> [Work to do]:
Hunt for the word "React" across the entries below, copying each line that holds it.

> [Extracted material]:
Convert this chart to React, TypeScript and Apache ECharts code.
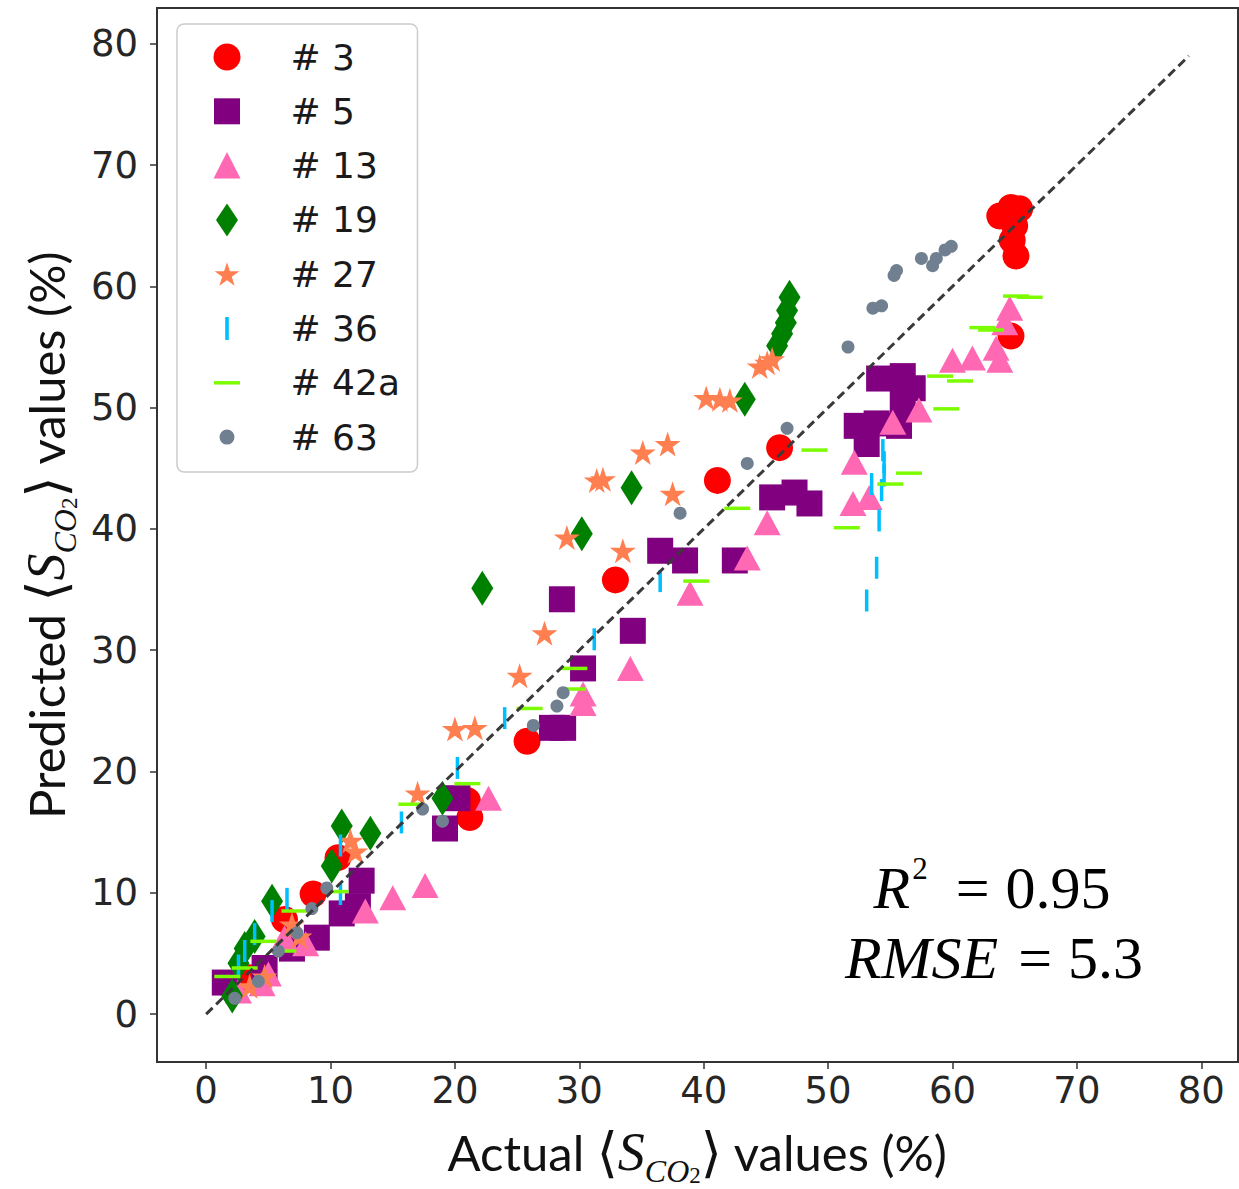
import React, { useEffect, useRef } from "react";
import * as echarts from "echarts";

// ---------------- data ----------------
const tickValues = [0, 10, 20, 30, 40, 50, 60, 70, 80];
const axisMin = -3.95;
const axisMax = 82.95;
const diagonal = [[0, 0], [79, 79]];

const names = ["# 3", "# 5", "# 13", "# 19", "# 27", "# 36", "# 42a", "# 63"];
const colors = ["#ff0000", "#800080", "#ff69b4", "#008000", "#ff7f50", "#00bfff", "#7cfc00", "#708090"];

const s3 = [
  [63.8, 65.8], [64.7, 66.5], [65.4, 66.4], [65.0, 65.0], [64.8, 63.8], [65.1, 62.5], [64.7, 55.9],
  [46.1, 46.7], [41.1, 44.0], [32.9, 35.8], [25.8, 22.5], [21.2, 16.2], [21.0, 17.6],
  [10.6, 12.9], [8.6, 9.9], [6.3, 7.8], [3.5, 3.0],
];
const s5 = [
  [54.1, 52.4], [56.0, 52.6], [56.8, 51.6], [56.0, 50.6], [52.3, 48.5], [53.9, 48.7], [53.1, 47.0], [55.7, 48.5],
  [45.5, 42.6], [47.3, 43.0], [48.5, 42.1], [36.5, 38.2], [38.5, 37.4], [42.5, 37.4],
  [28.6, 34.2], [34.3, 31.6], [30.3, 28.5], [27.8, 23.6], [28.7, 23.6], [20.2, 17.8], [19.2, 15.3],
  [12.5, 11.0], [12.2, 8.9], [10.9, 8.3], [8.9, 6.3], [6.9, 5.4], [4.7, 3.8], [1.5, 2.6],
];
const s13 = [
  [64.6, 58.2], [64.2, 57.0], [63.8, 53.9], [63.5, 54.9], [61.6, 54.1], [60.0, 53.9], [57.3, 49.8], [55.2, 48.8],
  [52.1, 45.5], [52.0, 42.1], [53.3, 42.6], [45.1, 40.5], [43.5, 37.6], [38.9, 34.7], [34.1, 28.5],
  [30.3, 26.4], [30.3, 25.6], [22.7, 17.8], [17.6, 10.6], [15.0, 9.6], [12.8, 8.5], [8.0, 5.8],
  [6.3, 6.3], [5.0, 3.3], [4.5, 2.5], [2.6, 1.9],
];
const s19 = [
  [46.9, 59.1], [46.7, 58.0], [46.6, 57.0], [46.3, 56.1], [45.9, 55.1], [43.3, 50.7], [34.2, 43.4],
  [30.2, 39.6], [22.2, 35.1], [19.0, 17.8], [13.2, 14.9], [10.9, 15.5], [10.1, 12.2], [5.3, 9.3],
  [3.9, 6.4], [3.1, 5.4], [2.6, 4.2], [2.1, 1.5],
];
const s27 = [
  [45.5, 54.0], [45.1, 53.7], [44.5, 53.4], [40.2, 50.8], [41.3, 50.7], [42.1, 50.6], [37.1, 47.0],
  [35.1, 46.3], [37.5, 42.9], [31.4, 44.0], [31.9, 44.1], [29.0, 39.3], [33.5, 38.2], [27.2, 31.4],
  [25.2, 27.9], [20.0, 23.5], [21.6, 23.6], [17.0, 18.2], [12.0, 13.4], [11.6, 14.3], [6.9, 7.4],
  [7.5, 6.4], [4.7, 3.1], [3.5, 2.3],
];
const s36 = [
  [54.4, 46.5], [54.5, 45.5], [54.5, 44.4], [54.3, 43.2], [53.5, 43.7], [54.1, 40.7], [53.9, 36.8],
  [53.1, 34.1], [36.5, 35.7], [31.2, 30.9], [24.0, 24.4], [20.2, 20.3], [15.7, 15.8], [10.8, 13.9],
  [10.8, 9.9], [6.5, 9.5], [5.3, 8.5], [3.9, 6.6], [3.1, 5.2], [2.6, 4.0],
];
const s42a = [
  [65.1, 59.2], [66.2, 59.1], [62.4, 56.6], [63.1, 56.4], [59.0, 52.6], [60.6, 52.2], [59.5, 49.9],
  [56.5, 44.6], [55.0, 43.7], [51.5, 40.1], [48.9, 46.5], [42.7, 41.7], [39.4, 35.7], [29.6, 28.5],
  [29.5, 26.8], [26.0, 25.2], [21.0, 19.0], [16.5, 17.3], [10.4, 10.1], [7.1, 8.5], [6.2, 5.2],
  [4.6, 6.0], [3.1, 3.8], [1.7, 3.1],
];
const s63 = [
  [51.6, 55.0], [53.6, 58.2], [54.3, 58.4], [55.3, 60.9], [55.5, 61.3], [57.5, 62.3], [58.4, 61.7],
  [58.7, 62.3], [59.4, 63.0], [59.9, 63.3], [46.7, 48.3], [43.5, 45.4], [38.1, 41.3], [28.7, 26.5],
  [28.2, 25.4], [26.3, 23.8], [17.4, 16.9], [19.0, 15.9], [9.7, 10.4], [8.5, 8.7], [7.3, 6.7],
  [5.8, 5.2], [4.2, 2.7], [2.3, 1.3],
];
const seriesData = [s3, s5, s13, s19, s27, s36, s42a, s63];

// ---------------- symbols ----------------
function starPts(cx: number, cy: number, R: number, r: number) {
  const parts: string[] = [];
  for (let i = 0; i < 10; i++) {
    const a = (-90 + i * 36) * Math.PI / 180;
    const rad = i % 2 === 0 ? R : r;
    const x = (cx + rad * Math.cos(a)).toFixed(3);
    const y = (cy + rad * Math.sin(a)).toFixed(3);
    parts.push((i === 0 ? "M" : "L") + x + " " + y);
  }
  return parts.join("") + "Z";
}
const starSymbol = "path://" + starPts(0, 0, 10, 3.82);
const vlineSymbol = "path://M0 0H1V10H0Z";
const hlineSymbol = "path://M0 0H10V1H0Z";

const symbols: any[] = ["circle", "rect", "triangle", "diamond", starSymbol, vlineSymbol, hlineSymbol, "circle"];
const symbolSizes: any[] = [27, 26, [27, 25], [22, 35], [26, 25], [3.5, 22], [26, 3.5], 13];

// legend icon box: 72 x 33, glyph drawn in the left 27px
const anchor = "M0 0M72 33";
const legendIcons = [
  "M0 16.5A13.5 13.5 0 1 1 27 16.5A13.5 13.5 0 1 1 0 16.5Z",
  "M0.5 3.5H26.5V29.5H0.5Z",
  "M13.5 3L27 29.5H0Z",
  "M13.5 0L24.5 16.5L13.5 33L2.5 16.5Z",
  starPts(13.5, 17.5, 13, 5),
  "M11.7 5H15.3V28H11.7Z",
  "M0.5 14.75H26.5V18.25H0.5Z",
  "M6 16.5A7.5 7.5 0 1 1 21 16.5A7.5 7.5 0 1 1 6 16.5Z",
].map((p) => "path://" + anchor + p);

// ---------------- text styles ----------------
function titleRich(size: number) {
  return {
    t: { fontFamily: "Lato", fontSize: size, color: "#111", lineHeight: 70 },
    b: { fontFamily: "DejaVu Sans", fontSize: 54, color: "#111", lineHeight: 70 },
    s: { fontFamily: "Liberation Serif", fontStyle: "italic", fontSize: 54, color: "#111", lineHeight: 70 },
    c: { fontFamily: "Liberation Serif", fontStyle: "italic", fontSize: 32, color: "#111", lineHeight: 36, verticalAlign: "bottom" },
    n: { fontFamily: "Liberation Serif", fontSize: 23, color: "#111", lineHeight: 17, verticalAlign: "bottom" },
  };
}

function annRich(leftGap: number, rightGap: number) {
  return {
    i: { fontFamily: "Liberation Serif", fontStyle: "italic", fontSize: 60, color: "#000", lineHeight: 70 },
    p: { fontFamily: "Liberation Serif", fontSize: 31, color: "#000", lineHeight: 52, verticalAlign: "top", padding: [0, 0, 0, 2] },
    e: { fontFamily: "Liberation Serif", fontSize: 60, color: "#000", lineHeight: 70, padding: [0, rightGap, 0, leftGap] },
    n: { fontFamily: "Liberation Serif", fontSize: 60, color: "#000", lineHeight: 70 },
  };
}

export default function App() {
  const ref = useRef<HTMLDivElement>(null);
  useEffect(() => {
    if (!ref.current) return;
    const chart = echarts.init(ref.current, null, { renderer: "svg" });
    const axisCommon = {
      type: "value",
      min: axisMin,
      max: axisMax,
      axisLine: { show: true, onZero: false, lineStyle: { color: "#333", width: 2 } },
      axisTick: { show: true, inside: false, length: 7, lineStyle: { color: "#333", width: 1.5 }, customValues: tickValues },
      axisLabel: { customValues: tickValues, fontFamily: "DejaVu Sans", fontSize: 37, color: "#262626" },
      splitLine: { show: false },
      nameLocation: "middle",
      nameMoveOverlap: false,
    };
    const option: any = {
      animation: false,
      backgroundColor: "#ffffff",
      grid: {
        left: 157, top: 8, right: 1, bottom: 127,
        show: true, borderColor: "#333", borderWidth: 2, backgroundColor: "transparent",
        containLabel: false, outerBoundsMode: "none",
      },
      xAxis: {
        ...axisCommon,
        axisLabel: { ...axisCommon.axisLabel, margin: 10 },
        name: "{t|Actual }{b|⟨}{s|S}{c|CO}{n|2}{b|⟩}{t| values (%)}",
        nameGap: 55,
        nameTextStyle: { rich: titleRich(49) },
      },
      yAxis: {
        ...axisCommon,
        axisLabel: { ...axisCommon.axisLabel, margin: 19 },
        name: "{t|Predicted }{b|⟨}{s|S}{c|CO}{n|2}{b|⟩}{t| values (%)}",
        nameGap: 76,
        nameTextStyle: { rich: titleRich(49) },
      },
      legend: {
        orient: "vertical",
        left: 177,
        top: 24,
        padding: [15, 17.5, 17, 36.5],
        itemWidth: 72,
        itemHeight: 33,
        itemGap: 18.3,
        selectedMode: false,
        backgroundColor: "rgba(255,255,255,0.8)",
        borderColor: "#cccccc",
        borderWidth: 1.5,
        borderRadius: 7,
        textStyle: { fontFamily: "DejaVu Sans", fontSize: 36, color: "#1a1a1a", lineHeight: 36 },
        itemStyle: { borderWidth: 0 },
        data: names.map((n, i) => ({ name: n, icon: legendIcons[i] })),
      },
      graphic: [
        {
          type: "text", x: 992, y: 888, z: 10,
          style: { text: "{i|R}{p|2}{e|=}{n|0.95}", rich: annRich(28, 16), align: "center", verticalAlign: "middle", textAlign: "center", textVerticalAlign: "middle" },
        },
        {
          type: "text", x: 994, y: 958, z: 10,
          style: { text: "{i|RMSE}{e|=}{n|5.3}", rich: annRich(20, 16), align: "center", verticalAlign: "middle", textAlign: "center", textVerticalAlign: "middle" },
        },
      ],
      series: [
        ...names.map((n, i) => ({
          type: "scatter",
          name: n,
          data: seriesData[i],
          symbol: symbols[i],
          symbolSize: symbolSizes[i],
          itemStyle: { color: colors[i], opacity: 1 },
          z: 2,
          silent: true,
        })),
        {
          type: "line",
          data: diagonal,
          symbol: "none",
          lineStyle: { color: "#3a3a3a", width: 3, type: [9, 5] },
          z: 5,
          silent: true,
        },
      ],
    };
    chart.setOption(option);
    return () => chart.dispose();
  }, []);
  return <div ref={ref} style={{ position: "absolute", left: 0, top: 0, width: 1239, height: 1189 }} />;
}
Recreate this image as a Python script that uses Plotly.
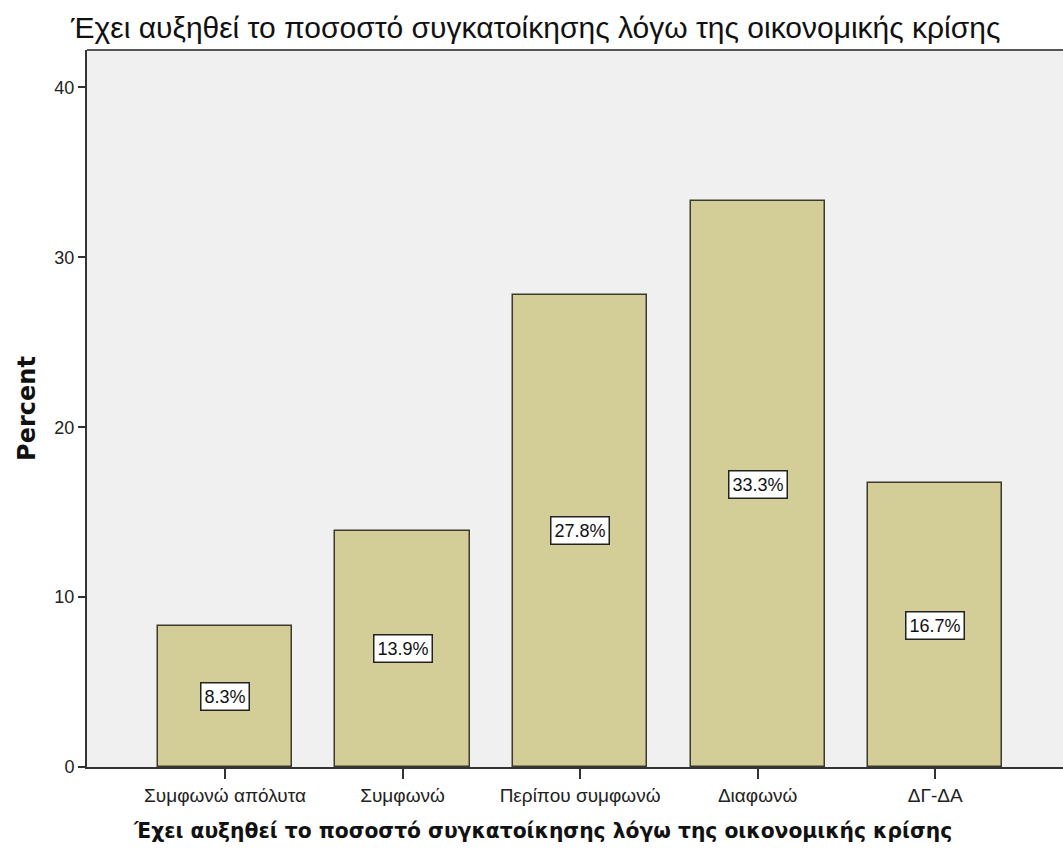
import plotly.graph_objects as go

categories = ["Συμφωνώ απόλυτα", "Συμφωνώ", "Περίπου συμφωνώ", "Διαφωνώ", "ΔΓ-ΔΑ"]
percents = [8.3, 13.9, 27.8, 33.3, 16.7]
y_ticks = [0, 10, 20, 30, 40]

title_text = "Έχει αυξηθεί το ποσοστό συγκατοίκησης λόγω της οικονομικής κρίσης"

SANS = "Liberation Sans, Arial, sans-serif"
WIDE = "DejaVu Sans, Verdana, sans-serif"
BAR_FILL = "#D3CE97"
BAR_EDGE = "#3B3A2C"

fig = go.Figure()
fig.add_trace(go.Bar(
    x=list(range(len(categories))),
    y=percents,
    width=0.755,
    marker=dict(color=BAR_FILL, line=dict(color=BAR_EDGE, width=1.5)),
    hoverinfo="skip",
))

# value labels in white boxes at the middle of each bar
for i, v in enumerate(percents):
    fig.add_annotation(
        x=i, y=v / 2, text=f"{v:.1f}%", showarrow=False,
        font=dict(family=SANS, size=18, color="#111111"),
        bgcolor="white", bordercolor="#222222", borderwidth=1.5, borderpad=3,
    )

# x-axis title, placed as a paper-anchored label below the tick labels
fig.add_annotation(
    xref="paper", yref="paper", x=0.467, y=-0.0893,
    xanchor="center", yanchor="middle", showarrow=False,
    text="<b>" + title_text + "</b>",
    font=dict(family=WIDE, size=20.3, color="#111111"),
)

fig.update_layout(
    width=1063, height=849,
    margin=dict(l=87, r=0, t=50, b=82),
    paper_bgcolor="white",
    plot_bgcolor="#F0F0F0",
    showlegend=False,
    bargap=0,
    title=dict(text=title_text, x=0.504, xanchor="center", y=0.968, yanchor="middle",
               font=dict(family=SANS, size=30, color="#111111")),
    font=dict(family=SANS, color="#111111"),
)

fig.update_xaxes(
    range=[-0.777, 4.72],
    tickvals=list(range(len(categories))), ticktext=categories,
    ticks="outside", ticklen=10, tickcolor="#333333", tickwidth=1.5,
    tickfont=dict(family=SANS, size=19, color="#222222"),
    showline=True, linecolor="#333333", linewidth=2,
    showgrid=False, zeroline=False,
)
fig.update_yaxes(
    range=[0, 42.2],
    tickvals=y_ticks,
    ticks="outside", ticklen=7, tickcolor="#333333", tickwidth=1.5,
    tickfont=dict(family=SANS, size=18, color="#222222"),
    showline=True, linecolor="#333333", linewidth=2,
    showgrid=False, zeroline=False,
    title=dict(text="<b>Percent</b>", standoff=12,
               font=dict(family=WIDE, size=24, color="#111111")),
)

# top frame edge
fig.add_shape(type="line", xref="paper", yref="paper", x0=0, x1=1, y0=1, y1=1,
              line=dict(color="#555555", width=2))

fig.write_html("out.html")
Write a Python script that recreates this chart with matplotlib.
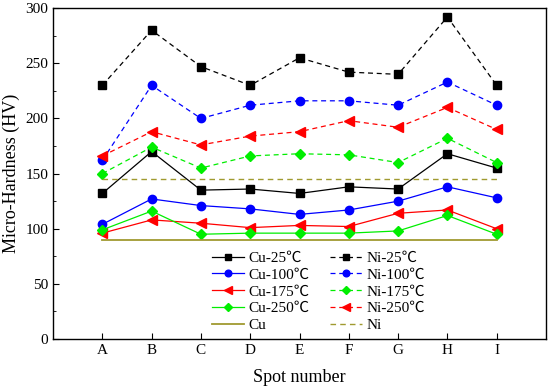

> [Expected answer]:
Convert this chart to React, TypeScript and Apache ECharts code.
import React, { useEffect, useRef } from "react";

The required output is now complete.